-- Stated task --
Look through the listing below for the line containing "Reproduce this diagram with TikZ.". Copy it and each line after it up to and including the line containing "(0,1.5) -- (925,1.5);", exactly, leaving out pictures.

* * * *

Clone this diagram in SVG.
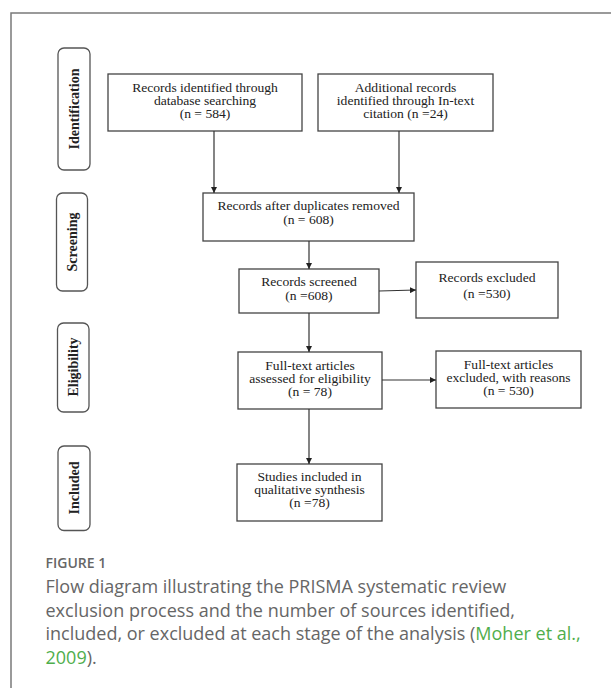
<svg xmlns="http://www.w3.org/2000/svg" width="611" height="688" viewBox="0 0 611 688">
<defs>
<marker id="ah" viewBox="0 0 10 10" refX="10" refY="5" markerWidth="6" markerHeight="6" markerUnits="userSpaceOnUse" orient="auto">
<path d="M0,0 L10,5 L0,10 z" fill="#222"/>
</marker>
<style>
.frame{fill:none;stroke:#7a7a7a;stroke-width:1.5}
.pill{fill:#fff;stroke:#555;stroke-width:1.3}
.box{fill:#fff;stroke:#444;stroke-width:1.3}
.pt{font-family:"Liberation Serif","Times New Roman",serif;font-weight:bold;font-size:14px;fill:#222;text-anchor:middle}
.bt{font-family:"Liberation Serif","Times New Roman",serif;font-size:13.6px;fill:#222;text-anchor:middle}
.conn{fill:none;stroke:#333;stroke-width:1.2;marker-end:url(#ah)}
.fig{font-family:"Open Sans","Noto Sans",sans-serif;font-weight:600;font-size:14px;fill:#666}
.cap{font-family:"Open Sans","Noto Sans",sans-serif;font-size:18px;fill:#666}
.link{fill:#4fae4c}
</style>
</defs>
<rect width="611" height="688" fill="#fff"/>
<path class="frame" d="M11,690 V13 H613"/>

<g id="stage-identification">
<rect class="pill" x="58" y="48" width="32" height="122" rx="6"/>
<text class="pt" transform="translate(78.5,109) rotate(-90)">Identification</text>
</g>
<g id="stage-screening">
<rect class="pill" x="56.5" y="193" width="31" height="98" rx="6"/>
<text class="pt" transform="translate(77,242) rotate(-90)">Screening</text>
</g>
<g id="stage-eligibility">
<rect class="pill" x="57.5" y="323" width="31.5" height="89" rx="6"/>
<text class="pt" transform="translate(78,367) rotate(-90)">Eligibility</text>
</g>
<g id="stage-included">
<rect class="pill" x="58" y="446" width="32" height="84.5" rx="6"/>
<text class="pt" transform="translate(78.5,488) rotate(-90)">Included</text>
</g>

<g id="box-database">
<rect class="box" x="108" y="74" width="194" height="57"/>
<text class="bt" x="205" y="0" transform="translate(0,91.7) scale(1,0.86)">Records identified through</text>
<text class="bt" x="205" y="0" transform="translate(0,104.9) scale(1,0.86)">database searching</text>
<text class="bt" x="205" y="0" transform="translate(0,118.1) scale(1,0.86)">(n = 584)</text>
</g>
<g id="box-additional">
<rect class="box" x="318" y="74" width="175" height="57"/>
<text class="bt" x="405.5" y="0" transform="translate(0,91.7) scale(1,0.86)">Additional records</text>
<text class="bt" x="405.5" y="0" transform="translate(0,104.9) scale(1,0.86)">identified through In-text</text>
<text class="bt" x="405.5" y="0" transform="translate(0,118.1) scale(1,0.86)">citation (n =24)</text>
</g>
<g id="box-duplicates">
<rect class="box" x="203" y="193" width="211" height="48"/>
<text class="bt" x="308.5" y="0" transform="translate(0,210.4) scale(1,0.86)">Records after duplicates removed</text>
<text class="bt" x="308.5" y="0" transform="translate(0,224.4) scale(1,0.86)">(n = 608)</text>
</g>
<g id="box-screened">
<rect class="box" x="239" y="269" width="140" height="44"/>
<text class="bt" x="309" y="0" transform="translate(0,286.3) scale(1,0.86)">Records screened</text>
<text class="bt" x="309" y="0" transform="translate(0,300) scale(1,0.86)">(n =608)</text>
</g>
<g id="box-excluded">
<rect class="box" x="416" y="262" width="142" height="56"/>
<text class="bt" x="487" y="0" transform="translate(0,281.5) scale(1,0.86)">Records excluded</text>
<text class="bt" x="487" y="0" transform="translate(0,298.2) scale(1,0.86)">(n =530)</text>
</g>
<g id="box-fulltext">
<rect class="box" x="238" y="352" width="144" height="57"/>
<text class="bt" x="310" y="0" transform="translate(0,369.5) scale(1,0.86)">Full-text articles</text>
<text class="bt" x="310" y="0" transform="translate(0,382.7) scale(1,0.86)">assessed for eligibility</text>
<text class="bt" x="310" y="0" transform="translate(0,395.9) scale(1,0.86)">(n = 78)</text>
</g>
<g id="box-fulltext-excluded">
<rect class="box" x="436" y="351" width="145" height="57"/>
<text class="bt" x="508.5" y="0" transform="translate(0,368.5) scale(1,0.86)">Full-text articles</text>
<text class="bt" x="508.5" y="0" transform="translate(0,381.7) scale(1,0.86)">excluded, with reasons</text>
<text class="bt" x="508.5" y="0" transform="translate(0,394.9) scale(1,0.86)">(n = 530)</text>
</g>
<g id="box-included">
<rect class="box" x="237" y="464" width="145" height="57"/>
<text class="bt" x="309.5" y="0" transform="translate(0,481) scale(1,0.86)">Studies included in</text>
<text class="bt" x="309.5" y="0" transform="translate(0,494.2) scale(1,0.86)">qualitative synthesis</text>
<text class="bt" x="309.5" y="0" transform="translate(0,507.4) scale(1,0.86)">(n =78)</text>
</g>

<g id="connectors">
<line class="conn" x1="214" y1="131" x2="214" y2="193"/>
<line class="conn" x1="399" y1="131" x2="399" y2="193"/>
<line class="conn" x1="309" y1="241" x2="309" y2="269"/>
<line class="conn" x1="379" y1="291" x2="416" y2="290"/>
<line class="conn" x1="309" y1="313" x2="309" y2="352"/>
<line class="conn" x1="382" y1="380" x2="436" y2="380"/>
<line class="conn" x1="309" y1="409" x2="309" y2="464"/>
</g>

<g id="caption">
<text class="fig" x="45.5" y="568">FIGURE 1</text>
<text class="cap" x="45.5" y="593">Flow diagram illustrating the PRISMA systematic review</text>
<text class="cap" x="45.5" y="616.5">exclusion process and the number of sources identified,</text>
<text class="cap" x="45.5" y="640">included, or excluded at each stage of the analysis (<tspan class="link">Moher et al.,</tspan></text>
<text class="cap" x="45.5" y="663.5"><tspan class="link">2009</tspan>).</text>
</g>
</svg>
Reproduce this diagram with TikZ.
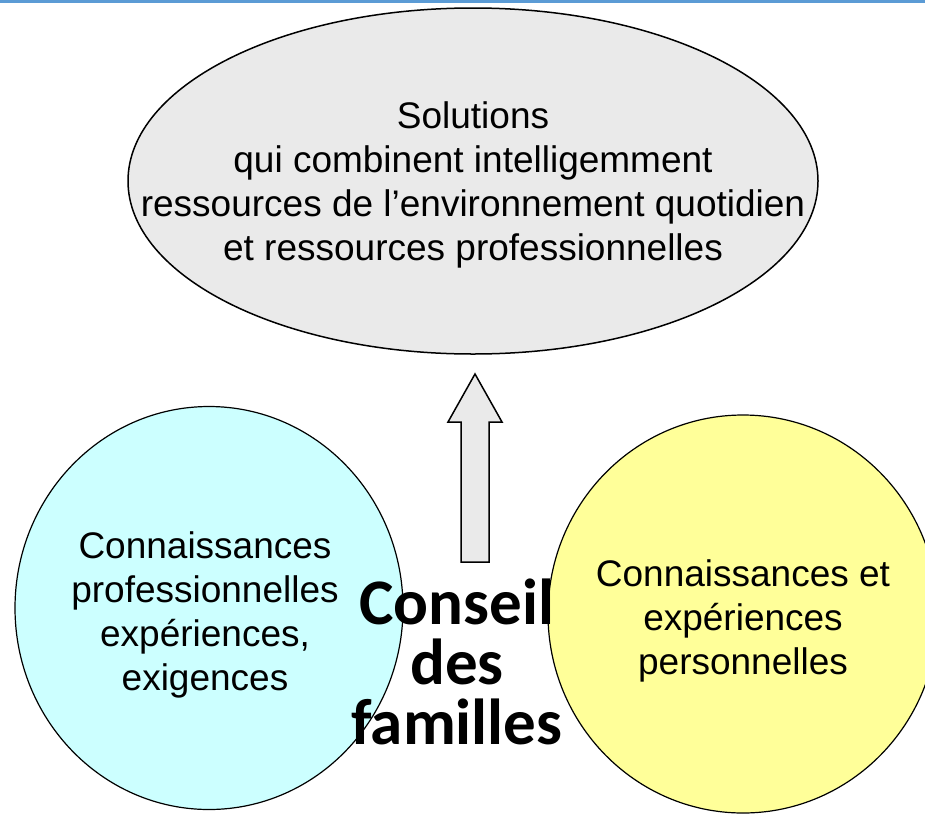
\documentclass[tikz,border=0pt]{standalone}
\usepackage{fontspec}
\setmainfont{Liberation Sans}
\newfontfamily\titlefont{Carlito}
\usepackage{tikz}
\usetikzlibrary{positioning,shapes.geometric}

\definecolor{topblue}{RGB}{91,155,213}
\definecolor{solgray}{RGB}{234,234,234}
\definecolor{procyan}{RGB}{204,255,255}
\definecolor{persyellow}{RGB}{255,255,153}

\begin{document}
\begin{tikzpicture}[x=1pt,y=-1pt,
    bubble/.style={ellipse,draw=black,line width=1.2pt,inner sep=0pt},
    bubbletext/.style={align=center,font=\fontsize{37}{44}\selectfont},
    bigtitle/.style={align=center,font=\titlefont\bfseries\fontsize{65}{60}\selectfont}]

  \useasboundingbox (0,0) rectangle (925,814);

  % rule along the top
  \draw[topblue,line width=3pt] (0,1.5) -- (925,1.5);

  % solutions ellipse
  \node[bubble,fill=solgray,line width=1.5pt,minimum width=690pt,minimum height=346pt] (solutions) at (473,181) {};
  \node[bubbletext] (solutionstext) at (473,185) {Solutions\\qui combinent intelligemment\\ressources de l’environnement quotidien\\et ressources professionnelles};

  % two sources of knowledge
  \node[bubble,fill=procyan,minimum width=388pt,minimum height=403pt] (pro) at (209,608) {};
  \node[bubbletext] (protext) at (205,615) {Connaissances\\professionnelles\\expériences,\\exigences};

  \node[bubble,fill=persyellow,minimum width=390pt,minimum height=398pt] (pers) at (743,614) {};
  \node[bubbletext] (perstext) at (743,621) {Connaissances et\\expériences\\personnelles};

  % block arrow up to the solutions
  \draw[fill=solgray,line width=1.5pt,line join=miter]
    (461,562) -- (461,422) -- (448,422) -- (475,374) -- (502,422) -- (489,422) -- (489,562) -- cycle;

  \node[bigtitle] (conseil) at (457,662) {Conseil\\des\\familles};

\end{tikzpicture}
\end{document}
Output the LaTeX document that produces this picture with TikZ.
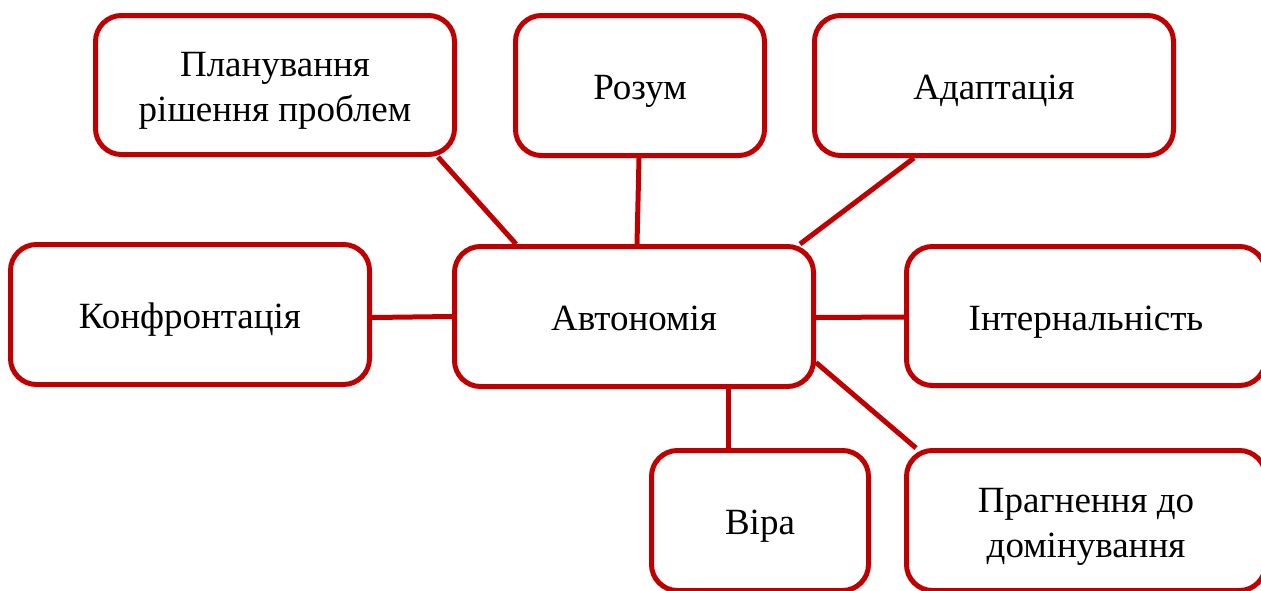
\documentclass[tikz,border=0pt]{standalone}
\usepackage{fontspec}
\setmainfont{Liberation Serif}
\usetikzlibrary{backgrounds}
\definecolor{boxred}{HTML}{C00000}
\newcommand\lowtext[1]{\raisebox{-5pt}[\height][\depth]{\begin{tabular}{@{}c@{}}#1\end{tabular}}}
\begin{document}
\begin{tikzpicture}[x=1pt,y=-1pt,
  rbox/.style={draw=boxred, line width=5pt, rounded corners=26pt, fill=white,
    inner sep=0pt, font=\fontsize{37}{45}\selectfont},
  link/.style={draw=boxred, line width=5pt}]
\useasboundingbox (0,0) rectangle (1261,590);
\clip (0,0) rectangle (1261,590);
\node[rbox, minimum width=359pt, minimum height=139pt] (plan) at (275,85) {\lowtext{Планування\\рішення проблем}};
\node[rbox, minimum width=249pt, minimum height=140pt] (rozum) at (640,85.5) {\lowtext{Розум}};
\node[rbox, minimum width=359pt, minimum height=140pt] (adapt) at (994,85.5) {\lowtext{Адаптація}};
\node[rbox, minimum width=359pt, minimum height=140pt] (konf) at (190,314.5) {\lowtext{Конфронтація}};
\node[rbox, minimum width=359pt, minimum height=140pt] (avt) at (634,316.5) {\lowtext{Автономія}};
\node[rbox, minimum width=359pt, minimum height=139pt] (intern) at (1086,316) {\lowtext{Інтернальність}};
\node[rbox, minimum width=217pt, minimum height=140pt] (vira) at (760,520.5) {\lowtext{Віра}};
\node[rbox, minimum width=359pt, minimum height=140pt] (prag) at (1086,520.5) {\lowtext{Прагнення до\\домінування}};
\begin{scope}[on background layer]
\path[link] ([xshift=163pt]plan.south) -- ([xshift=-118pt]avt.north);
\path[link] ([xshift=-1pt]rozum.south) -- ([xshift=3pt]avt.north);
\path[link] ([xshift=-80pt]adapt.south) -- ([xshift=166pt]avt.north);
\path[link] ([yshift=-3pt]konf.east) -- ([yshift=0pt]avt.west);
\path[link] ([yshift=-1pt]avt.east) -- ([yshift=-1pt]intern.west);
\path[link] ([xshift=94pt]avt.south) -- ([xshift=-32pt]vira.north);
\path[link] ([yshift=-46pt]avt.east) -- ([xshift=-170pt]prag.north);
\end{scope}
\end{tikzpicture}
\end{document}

* * * *

-- Task answer --
Reproduce this diagram with TikZ.
\documentclass[tikz,border=0pt]{standalone}
\usepackage{fontspec}
\setmainfont{Liberation Sans}
\newfontfamily\titlefont{Carlito}
\usepackage{tikz}
\usetikzlibrary{positioning,shapes.geometric}

\definecolor{topblue}{RGB}{91,155,213}
\definecolor{solgray}{RGB}{234,234,234}
\definecolor{procyan}{RGB}{204,255,255}
\definecolor{persyellow}{RGB}{255,255,153}

\begin{document}
\begin{tikzpicture}[x=1pt,y=-1pt,
    bubble/.style={ellipse,draw=black,line width=1.2pt,inner sep=0pt},
    bubbletext/.style={align=center,font=\fontsize{37}{44}\selectfont},
    bigtitle/.style={align=center,font=\titlefont\bfseries\fontsize{65}{60}\selectfont}]

  \useasboundingbox (0,0) rectangle (925,814);

  % rule along the top
  \draw[topblue,line width=3pt] (0,1.5) -- (925,1.5);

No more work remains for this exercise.